**TO DO:** Copy out exactly the lines from the one holding "Write a web" through the one holding "13.35, 14.0, 14.58];", ends included; omit images.

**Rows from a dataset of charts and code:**
____

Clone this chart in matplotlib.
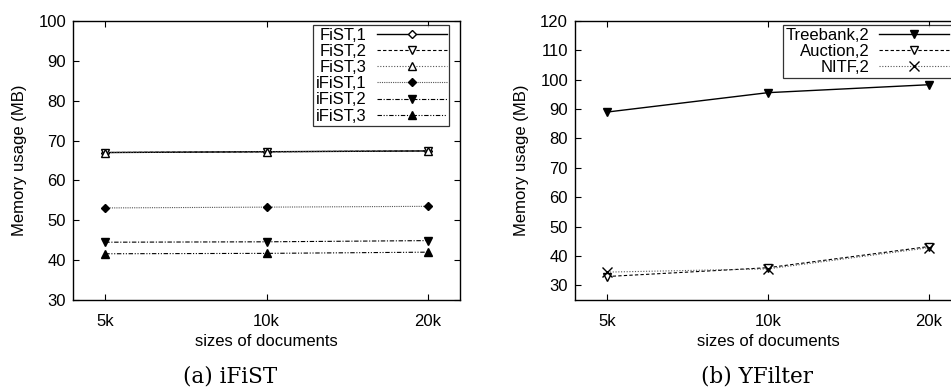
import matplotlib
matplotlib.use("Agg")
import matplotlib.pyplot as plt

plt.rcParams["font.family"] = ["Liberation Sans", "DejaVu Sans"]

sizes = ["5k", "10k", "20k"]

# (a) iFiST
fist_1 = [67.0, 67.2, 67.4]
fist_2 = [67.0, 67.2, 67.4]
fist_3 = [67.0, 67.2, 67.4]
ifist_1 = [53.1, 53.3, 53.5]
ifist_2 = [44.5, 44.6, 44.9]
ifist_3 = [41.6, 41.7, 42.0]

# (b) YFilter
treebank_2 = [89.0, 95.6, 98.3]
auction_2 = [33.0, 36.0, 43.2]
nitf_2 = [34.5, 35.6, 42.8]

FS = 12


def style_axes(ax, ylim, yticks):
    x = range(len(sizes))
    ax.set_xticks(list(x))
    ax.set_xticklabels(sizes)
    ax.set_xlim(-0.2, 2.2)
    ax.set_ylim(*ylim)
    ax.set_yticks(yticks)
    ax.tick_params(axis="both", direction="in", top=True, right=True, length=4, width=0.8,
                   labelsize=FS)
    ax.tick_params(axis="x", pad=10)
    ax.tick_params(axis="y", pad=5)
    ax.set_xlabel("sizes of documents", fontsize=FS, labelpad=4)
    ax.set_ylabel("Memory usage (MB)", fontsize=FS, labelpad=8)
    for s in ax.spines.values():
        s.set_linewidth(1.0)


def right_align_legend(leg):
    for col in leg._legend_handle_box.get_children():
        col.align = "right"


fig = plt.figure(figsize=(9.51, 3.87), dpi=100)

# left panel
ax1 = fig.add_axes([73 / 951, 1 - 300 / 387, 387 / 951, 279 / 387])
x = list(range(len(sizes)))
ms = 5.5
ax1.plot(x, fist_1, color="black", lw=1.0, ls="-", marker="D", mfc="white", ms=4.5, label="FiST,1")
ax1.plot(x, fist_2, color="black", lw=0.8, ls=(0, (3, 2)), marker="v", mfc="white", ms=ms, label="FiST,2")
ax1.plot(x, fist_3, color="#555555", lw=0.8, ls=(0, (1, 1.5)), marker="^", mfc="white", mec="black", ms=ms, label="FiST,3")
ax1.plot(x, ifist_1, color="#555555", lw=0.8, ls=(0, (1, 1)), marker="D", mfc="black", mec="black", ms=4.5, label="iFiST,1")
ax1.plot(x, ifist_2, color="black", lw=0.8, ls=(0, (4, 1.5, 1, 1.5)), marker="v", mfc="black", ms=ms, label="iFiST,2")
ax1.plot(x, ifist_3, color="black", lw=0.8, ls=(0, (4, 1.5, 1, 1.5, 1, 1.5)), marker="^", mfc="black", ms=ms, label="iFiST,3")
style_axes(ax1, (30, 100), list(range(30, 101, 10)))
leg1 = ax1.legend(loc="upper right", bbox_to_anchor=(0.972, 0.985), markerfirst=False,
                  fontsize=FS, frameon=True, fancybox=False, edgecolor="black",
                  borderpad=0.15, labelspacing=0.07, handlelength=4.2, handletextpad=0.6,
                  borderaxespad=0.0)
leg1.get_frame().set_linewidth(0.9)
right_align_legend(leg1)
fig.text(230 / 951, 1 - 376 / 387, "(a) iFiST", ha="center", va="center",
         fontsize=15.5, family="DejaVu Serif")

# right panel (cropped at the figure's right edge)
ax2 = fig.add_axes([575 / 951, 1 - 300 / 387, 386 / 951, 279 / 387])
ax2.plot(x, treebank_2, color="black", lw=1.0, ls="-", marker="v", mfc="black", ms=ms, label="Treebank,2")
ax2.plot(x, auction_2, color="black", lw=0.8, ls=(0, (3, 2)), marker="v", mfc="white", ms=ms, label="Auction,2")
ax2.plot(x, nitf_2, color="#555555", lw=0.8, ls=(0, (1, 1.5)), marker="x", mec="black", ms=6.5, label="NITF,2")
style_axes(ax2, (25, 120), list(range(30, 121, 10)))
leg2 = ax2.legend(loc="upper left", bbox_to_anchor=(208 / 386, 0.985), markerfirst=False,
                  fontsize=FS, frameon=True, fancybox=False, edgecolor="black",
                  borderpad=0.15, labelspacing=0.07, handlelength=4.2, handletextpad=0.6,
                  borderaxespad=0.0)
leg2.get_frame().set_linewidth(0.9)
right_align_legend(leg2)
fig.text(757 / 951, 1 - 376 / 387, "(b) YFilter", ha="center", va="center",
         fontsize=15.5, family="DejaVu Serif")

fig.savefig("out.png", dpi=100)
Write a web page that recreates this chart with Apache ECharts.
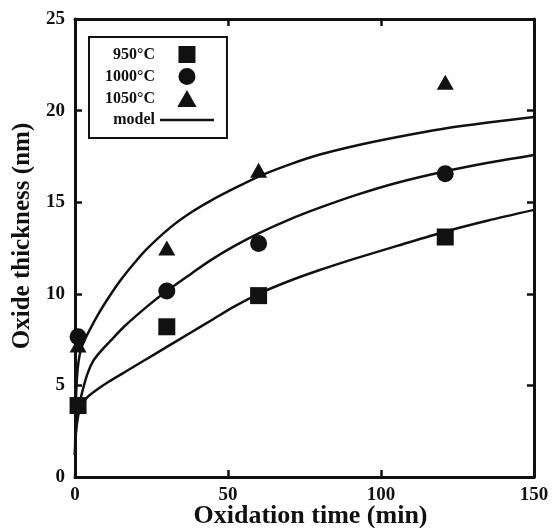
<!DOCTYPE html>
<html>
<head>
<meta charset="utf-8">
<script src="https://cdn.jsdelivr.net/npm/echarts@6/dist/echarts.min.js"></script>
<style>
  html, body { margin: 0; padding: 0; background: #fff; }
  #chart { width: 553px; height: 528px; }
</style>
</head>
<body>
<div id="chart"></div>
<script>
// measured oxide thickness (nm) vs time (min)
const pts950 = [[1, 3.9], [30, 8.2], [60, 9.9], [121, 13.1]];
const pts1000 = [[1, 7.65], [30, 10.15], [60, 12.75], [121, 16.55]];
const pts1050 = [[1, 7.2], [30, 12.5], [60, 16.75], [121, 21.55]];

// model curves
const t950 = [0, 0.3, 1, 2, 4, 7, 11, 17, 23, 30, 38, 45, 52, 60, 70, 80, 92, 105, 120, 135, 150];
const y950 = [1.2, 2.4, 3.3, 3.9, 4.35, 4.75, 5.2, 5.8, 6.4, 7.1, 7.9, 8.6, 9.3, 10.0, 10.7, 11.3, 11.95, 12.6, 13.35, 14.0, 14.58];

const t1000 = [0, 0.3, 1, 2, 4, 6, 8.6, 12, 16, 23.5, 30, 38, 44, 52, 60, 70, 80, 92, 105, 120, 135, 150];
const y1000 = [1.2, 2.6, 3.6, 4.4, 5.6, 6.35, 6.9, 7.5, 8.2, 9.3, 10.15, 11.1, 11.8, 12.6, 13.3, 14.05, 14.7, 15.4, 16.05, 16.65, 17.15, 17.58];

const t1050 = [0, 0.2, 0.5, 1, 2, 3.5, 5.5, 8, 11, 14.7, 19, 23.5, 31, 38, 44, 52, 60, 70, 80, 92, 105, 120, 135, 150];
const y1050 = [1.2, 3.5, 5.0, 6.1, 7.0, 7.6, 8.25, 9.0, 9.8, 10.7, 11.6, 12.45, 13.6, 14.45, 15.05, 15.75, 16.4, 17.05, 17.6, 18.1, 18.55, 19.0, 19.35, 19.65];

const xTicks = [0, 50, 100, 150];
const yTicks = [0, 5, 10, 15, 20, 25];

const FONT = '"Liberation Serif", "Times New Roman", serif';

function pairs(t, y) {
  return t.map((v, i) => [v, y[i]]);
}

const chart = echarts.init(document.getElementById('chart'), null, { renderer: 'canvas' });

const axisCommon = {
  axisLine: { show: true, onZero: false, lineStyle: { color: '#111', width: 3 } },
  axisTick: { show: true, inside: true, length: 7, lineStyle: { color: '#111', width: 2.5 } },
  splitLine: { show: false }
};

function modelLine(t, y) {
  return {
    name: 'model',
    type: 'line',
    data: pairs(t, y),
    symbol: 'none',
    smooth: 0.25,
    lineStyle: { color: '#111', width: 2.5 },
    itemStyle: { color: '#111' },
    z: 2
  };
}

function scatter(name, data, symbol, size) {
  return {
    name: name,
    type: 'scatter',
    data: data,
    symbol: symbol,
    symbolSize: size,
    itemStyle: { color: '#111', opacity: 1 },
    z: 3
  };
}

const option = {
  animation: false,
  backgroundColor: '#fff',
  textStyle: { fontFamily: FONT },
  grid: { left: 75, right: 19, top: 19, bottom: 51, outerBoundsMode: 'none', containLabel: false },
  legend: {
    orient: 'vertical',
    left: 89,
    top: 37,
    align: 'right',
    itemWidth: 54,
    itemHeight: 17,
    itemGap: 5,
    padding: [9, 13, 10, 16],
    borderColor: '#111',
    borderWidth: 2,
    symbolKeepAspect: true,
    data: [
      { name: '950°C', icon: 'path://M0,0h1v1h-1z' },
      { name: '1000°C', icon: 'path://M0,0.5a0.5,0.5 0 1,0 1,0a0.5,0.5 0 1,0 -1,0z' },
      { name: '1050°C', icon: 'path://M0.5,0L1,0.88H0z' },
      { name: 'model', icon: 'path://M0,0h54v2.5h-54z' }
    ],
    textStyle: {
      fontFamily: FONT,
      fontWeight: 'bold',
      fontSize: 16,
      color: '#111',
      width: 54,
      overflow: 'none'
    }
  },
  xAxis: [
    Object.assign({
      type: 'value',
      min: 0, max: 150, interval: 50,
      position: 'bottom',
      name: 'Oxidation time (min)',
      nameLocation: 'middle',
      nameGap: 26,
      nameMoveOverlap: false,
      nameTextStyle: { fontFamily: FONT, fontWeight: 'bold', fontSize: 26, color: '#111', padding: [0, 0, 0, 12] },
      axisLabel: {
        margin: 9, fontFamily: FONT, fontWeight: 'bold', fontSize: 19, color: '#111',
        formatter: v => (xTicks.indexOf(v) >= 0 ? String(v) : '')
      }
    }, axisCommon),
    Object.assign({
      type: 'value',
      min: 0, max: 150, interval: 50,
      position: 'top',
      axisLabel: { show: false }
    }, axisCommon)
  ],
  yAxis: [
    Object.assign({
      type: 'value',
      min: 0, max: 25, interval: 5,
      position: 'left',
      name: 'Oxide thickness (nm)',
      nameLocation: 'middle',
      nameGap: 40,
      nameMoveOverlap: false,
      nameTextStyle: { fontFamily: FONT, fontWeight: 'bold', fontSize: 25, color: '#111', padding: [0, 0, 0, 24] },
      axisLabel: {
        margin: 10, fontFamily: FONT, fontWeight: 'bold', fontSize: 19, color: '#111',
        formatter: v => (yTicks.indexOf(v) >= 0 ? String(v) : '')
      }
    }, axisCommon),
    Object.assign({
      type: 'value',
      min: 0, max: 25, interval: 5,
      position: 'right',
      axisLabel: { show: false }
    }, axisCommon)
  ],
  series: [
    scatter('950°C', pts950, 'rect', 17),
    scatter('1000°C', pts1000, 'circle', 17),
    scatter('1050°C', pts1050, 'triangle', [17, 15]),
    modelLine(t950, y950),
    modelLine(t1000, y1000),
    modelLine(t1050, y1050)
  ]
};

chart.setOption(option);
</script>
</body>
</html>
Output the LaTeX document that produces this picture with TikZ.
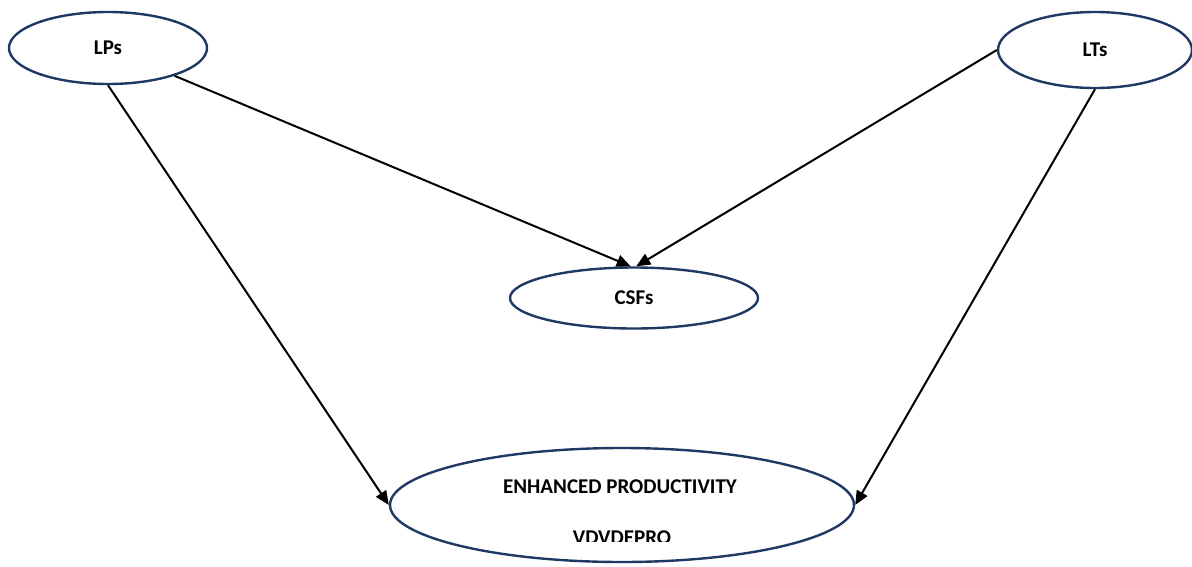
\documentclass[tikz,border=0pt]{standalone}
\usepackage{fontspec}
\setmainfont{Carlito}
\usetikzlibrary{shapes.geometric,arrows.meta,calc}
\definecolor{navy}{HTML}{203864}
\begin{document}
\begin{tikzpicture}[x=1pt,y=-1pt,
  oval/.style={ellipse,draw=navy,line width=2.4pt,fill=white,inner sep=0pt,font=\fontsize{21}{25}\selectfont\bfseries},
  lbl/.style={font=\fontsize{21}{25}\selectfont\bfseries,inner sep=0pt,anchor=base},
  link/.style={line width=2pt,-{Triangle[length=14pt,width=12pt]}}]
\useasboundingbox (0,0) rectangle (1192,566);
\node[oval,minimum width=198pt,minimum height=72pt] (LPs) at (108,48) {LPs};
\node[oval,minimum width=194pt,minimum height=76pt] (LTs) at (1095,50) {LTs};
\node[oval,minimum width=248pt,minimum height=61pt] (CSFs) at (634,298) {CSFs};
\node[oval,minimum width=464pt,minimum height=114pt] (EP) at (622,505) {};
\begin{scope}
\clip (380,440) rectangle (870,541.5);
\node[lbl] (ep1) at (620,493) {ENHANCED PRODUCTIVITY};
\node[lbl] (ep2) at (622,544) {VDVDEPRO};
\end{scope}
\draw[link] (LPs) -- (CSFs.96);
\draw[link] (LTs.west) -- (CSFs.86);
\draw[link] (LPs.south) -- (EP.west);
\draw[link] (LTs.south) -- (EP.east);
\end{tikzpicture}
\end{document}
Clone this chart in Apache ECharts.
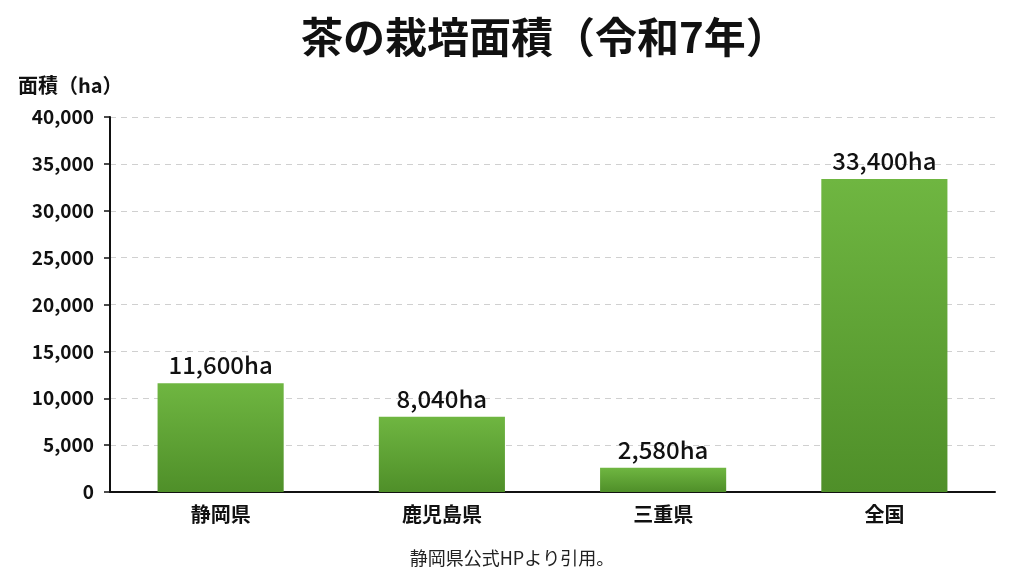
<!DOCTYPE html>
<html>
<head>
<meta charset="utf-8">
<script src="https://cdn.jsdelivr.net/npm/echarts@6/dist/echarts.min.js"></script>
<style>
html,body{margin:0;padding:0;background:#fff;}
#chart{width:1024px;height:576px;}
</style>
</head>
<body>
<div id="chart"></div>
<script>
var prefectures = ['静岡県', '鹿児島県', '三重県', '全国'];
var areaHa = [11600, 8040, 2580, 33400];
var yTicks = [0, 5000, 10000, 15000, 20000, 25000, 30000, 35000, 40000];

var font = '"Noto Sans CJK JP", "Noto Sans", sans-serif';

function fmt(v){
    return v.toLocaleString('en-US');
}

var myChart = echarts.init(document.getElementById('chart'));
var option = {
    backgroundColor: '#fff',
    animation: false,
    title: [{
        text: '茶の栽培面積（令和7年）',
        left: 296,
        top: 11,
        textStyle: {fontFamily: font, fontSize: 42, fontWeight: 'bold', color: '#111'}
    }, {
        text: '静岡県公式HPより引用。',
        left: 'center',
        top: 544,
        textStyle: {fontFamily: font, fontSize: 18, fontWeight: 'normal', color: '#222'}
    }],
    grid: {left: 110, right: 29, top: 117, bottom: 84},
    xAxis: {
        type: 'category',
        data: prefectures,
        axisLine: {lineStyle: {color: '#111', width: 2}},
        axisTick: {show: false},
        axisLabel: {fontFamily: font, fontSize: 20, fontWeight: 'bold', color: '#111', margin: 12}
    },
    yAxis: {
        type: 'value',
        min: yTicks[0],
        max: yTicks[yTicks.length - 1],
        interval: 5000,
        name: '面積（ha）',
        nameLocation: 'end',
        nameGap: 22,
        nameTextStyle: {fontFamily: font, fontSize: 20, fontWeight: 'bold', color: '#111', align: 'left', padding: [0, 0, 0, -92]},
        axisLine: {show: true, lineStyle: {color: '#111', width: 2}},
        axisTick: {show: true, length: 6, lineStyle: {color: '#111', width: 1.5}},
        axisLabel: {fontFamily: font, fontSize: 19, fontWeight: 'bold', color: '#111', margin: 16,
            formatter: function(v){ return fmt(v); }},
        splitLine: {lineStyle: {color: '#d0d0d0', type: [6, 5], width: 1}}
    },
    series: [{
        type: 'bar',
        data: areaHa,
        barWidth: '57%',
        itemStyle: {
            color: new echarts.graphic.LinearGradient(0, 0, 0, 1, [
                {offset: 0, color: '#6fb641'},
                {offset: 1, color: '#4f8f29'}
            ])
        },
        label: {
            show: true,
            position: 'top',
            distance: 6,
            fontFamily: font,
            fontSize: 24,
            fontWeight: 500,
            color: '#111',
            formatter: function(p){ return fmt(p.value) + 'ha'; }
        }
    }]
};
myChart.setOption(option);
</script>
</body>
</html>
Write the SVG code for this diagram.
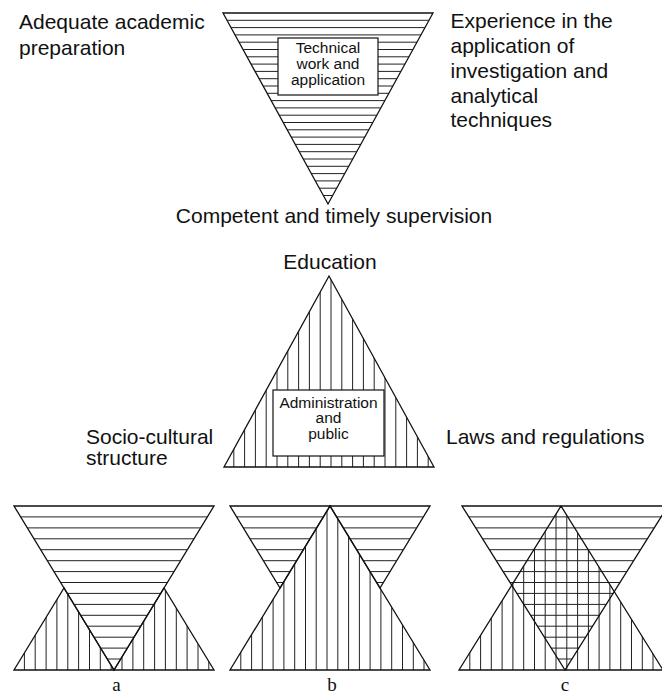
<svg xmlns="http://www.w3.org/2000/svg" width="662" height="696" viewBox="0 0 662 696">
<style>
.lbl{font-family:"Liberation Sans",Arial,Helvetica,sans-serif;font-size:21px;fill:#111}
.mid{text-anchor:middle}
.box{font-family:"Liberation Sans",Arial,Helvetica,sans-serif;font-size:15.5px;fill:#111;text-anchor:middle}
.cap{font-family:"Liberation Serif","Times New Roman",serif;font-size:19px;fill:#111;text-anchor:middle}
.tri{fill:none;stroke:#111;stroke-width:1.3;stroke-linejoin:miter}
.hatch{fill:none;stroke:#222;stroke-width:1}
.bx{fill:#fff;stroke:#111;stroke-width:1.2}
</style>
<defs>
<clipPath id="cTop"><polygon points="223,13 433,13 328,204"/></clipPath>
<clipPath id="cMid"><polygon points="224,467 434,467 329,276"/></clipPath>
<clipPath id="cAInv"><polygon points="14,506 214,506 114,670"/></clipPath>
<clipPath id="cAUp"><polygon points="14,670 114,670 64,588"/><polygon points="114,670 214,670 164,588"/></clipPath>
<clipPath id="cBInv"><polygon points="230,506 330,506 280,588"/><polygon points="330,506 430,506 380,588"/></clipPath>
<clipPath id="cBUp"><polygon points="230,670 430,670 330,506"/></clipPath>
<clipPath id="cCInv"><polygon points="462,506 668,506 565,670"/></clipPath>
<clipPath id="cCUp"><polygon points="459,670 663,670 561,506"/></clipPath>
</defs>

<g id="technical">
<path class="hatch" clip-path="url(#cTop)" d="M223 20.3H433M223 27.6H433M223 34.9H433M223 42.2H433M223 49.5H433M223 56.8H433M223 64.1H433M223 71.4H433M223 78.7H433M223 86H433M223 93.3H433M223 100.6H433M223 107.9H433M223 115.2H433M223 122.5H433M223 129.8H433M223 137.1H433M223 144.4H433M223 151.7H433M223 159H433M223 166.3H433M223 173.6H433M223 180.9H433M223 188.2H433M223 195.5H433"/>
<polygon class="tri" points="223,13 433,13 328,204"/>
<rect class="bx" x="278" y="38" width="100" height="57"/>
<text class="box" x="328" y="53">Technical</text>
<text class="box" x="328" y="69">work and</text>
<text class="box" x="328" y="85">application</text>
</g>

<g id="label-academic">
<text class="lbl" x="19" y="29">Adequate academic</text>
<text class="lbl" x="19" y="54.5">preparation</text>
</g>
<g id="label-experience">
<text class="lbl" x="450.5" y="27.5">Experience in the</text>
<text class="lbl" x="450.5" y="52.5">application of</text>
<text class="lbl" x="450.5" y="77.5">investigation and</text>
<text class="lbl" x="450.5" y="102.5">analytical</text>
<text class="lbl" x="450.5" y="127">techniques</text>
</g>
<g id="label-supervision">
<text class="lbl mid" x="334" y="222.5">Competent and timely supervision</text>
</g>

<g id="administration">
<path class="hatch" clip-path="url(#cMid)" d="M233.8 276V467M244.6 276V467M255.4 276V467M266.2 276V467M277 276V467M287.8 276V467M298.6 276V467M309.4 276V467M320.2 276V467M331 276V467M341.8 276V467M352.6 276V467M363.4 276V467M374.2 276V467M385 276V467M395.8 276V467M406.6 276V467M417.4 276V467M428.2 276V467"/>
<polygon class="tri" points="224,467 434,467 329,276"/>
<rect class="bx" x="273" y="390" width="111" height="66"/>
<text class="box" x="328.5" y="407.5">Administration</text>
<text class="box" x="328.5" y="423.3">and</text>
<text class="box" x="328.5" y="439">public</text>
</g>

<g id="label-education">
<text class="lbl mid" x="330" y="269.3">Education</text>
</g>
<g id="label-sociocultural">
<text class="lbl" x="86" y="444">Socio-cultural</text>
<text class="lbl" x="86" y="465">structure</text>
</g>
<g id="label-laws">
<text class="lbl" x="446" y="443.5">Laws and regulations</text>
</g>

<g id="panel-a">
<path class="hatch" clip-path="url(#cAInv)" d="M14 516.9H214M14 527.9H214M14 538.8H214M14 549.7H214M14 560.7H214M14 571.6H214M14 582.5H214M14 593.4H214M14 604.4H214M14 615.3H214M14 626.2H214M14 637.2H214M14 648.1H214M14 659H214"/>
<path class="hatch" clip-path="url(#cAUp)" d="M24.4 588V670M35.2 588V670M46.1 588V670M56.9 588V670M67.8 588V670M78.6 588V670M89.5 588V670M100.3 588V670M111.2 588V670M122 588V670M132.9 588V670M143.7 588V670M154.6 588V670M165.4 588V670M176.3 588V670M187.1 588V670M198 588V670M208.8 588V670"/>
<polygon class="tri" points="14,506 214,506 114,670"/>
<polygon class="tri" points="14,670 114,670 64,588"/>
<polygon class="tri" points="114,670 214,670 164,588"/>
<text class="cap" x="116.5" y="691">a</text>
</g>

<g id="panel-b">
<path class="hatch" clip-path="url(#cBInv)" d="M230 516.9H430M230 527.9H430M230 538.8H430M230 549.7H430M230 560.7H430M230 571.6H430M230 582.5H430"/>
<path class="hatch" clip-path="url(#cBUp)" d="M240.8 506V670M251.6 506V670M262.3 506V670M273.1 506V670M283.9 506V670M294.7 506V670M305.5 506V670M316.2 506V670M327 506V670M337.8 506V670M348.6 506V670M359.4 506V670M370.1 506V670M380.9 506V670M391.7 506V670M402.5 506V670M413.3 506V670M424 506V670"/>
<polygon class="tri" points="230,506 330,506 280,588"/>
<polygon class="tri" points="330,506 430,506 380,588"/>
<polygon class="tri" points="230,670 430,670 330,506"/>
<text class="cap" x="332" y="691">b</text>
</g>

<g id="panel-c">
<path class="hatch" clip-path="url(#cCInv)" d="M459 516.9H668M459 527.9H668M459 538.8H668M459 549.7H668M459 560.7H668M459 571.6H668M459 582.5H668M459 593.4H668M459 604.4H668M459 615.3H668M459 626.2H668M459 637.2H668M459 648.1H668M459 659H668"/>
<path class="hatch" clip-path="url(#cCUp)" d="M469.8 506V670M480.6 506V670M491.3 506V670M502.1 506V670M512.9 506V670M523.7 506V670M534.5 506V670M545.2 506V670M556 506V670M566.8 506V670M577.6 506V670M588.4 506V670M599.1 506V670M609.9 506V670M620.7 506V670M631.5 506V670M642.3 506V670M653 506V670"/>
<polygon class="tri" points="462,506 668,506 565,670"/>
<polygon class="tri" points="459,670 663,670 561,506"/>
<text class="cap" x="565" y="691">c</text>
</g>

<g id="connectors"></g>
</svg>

____

**ANSWER TO THIS PROBLEM:**
Write a web page that recreates this chart with Apache ECharts.
<!DOCTYPE html>
<html>
<head>
<meta charset="utf-8">
<script src="https://cdn.jsdelivr.net/npm/echarts@6/dist/echarts.min.js"></script>
<style>
  html, body { margin: 0; padding: 0; background: #fff; }
  #chart { width: 553px; height: 528px; }
</style>
</head>
<body>
<div id="chart"></div>
<script>
// measured oxide thickness (nm) vs time (min)
const pts950 = [[1, 3.9], [30, 8.2], [60, 9.9], [121, 13.1]];
const pts1000 = [[1, 7.65], [30, 10.15], [60, 12.75], [121, 16.55]];
const pts1050 = [[1, 7.2], [30, 12.5], [60, 16.75], [121, 21.55]];

// model curves
const t950 = [0, 0.3, 1, 2, 4, 7, 11, 17, 23, 30, 38, 45, 52, 60, 70, 80, 92, 105, 120, 135, 150];
const y950 = [1.2, 2.4, 3.3, 3.9, 4.35, 4.75, 5.2, 5.8, 6.4, 7.1, 7.9, 8.6, 9.3, 10.0, 10.7, 11.3, 11.95, 12.6, 13.35, 14.0, 14.58];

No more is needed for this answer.